• **WHAT TO DO**: Leave out the pictures and set down exactly the lines from the start of the listing through the one with "import matplotlib.pyplot as plt", both included.

• **COLLECTED DATA**:

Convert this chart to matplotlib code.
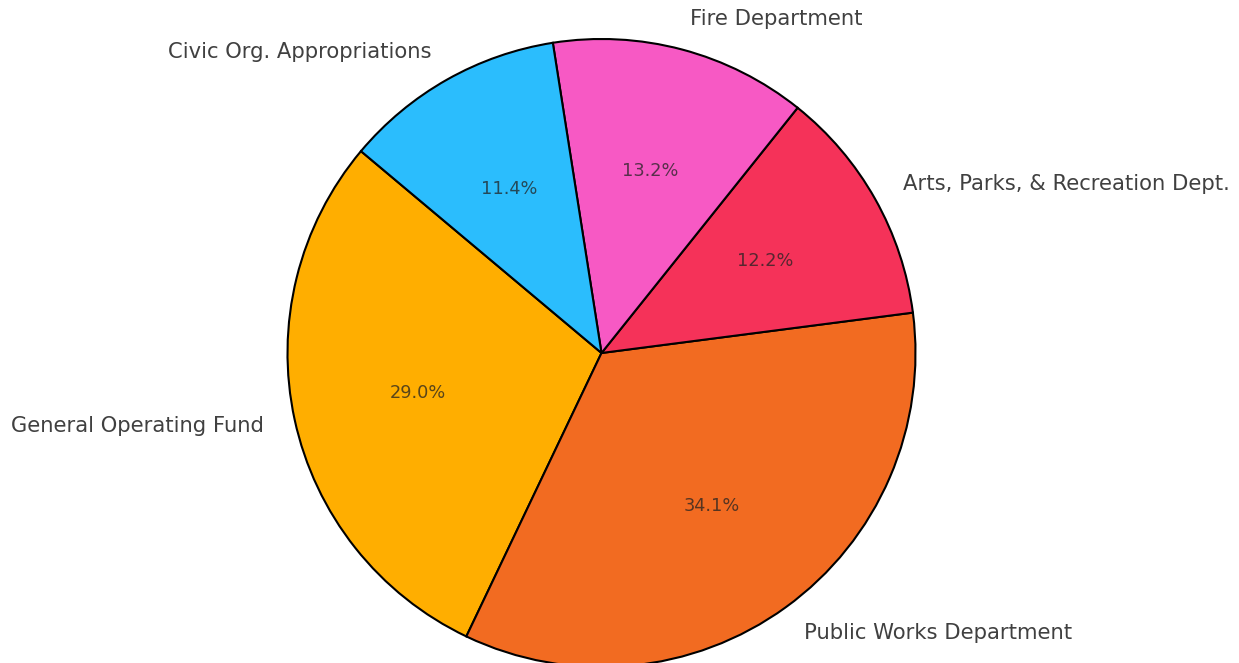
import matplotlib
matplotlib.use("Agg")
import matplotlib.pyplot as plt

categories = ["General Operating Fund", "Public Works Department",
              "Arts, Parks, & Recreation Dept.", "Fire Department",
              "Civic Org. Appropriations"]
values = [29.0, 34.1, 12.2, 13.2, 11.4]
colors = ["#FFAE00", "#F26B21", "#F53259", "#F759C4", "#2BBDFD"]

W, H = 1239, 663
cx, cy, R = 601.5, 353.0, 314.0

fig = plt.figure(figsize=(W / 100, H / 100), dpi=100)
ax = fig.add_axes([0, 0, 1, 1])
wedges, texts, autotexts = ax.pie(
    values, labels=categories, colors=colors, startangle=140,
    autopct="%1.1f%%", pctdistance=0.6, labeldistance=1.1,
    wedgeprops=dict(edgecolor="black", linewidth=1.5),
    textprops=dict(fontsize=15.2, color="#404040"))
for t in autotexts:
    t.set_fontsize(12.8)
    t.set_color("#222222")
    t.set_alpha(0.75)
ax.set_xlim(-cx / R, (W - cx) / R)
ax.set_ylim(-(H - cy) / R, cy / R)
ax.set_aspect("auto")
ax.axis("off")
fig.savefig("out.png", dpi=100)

• **TASK ANSWER**:
Convert this chart to matplotlib code.
import matplotlib
matplotlib.use("Agg")
import matplotlib.pyplot as plt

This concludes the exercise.